Hosea Williams was Martin Luther King Jr.’s trusted officer of the SCLC during the Civil Rights Movement, and later led Georgia’s biggest civil rights march. Hosea Williams was born January 5, 1926, in Attapulgus, Georgia. He joined the NAACP in 1952 and the SCLC in 1964. He played a leadership role in the 1965 March to Montgomery. In 1974, he was elected to the Georgia State Assembly. In 1987, he led Georgia’s biggest march, to Forsyth County. In 1996 he led a march to protest Georgia’s state flag.
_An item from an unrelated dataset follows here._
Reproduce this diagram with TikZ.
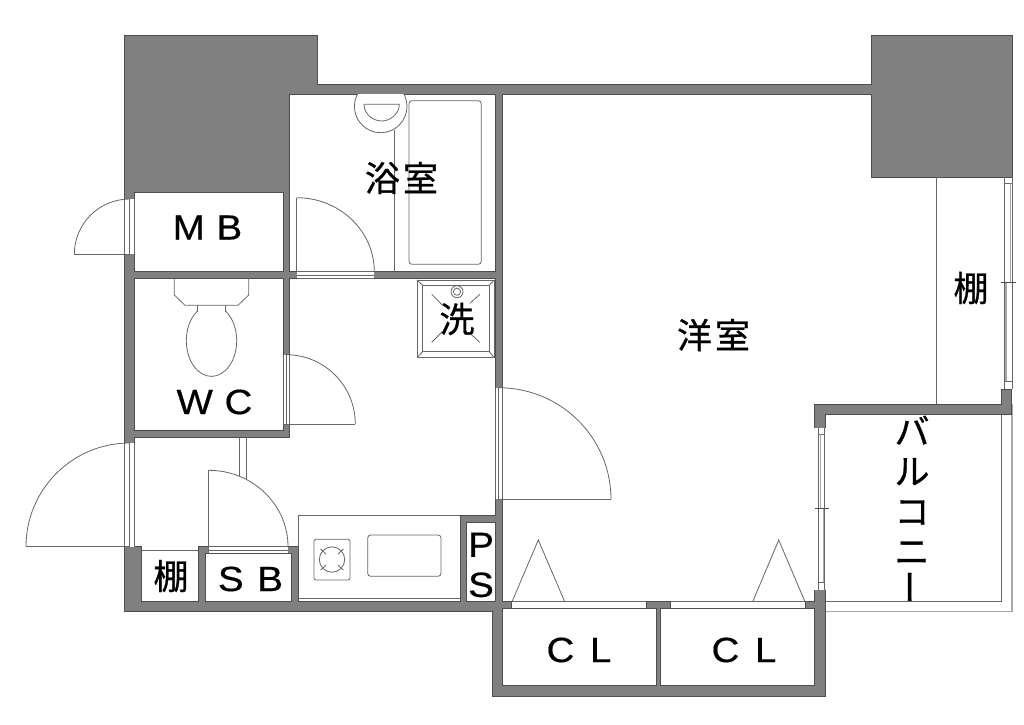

He died on November 16, 2000, in Atlanta, Georgia.
In the early 1950s, after earning a master’s degree from Atlanta University, Williams worked as a research chemist for the U.S. Department of Agriculture and was also ordained as a minister. During this time, Williams wed Juanita Terry as well. The couple would have five children together and would adopt an additional four.
During the late 1960s, at King’s urging, Williams collaborated with the Coordinating Council of Community Organizations on the Chicago Campaign. In 1968, he returned to the South as field director for the SCLC’s Poor People’s Campaign, and in April of that year witnessed King’s devastating assassination. In the 1970s, Williams was elected executive director of the SCLC.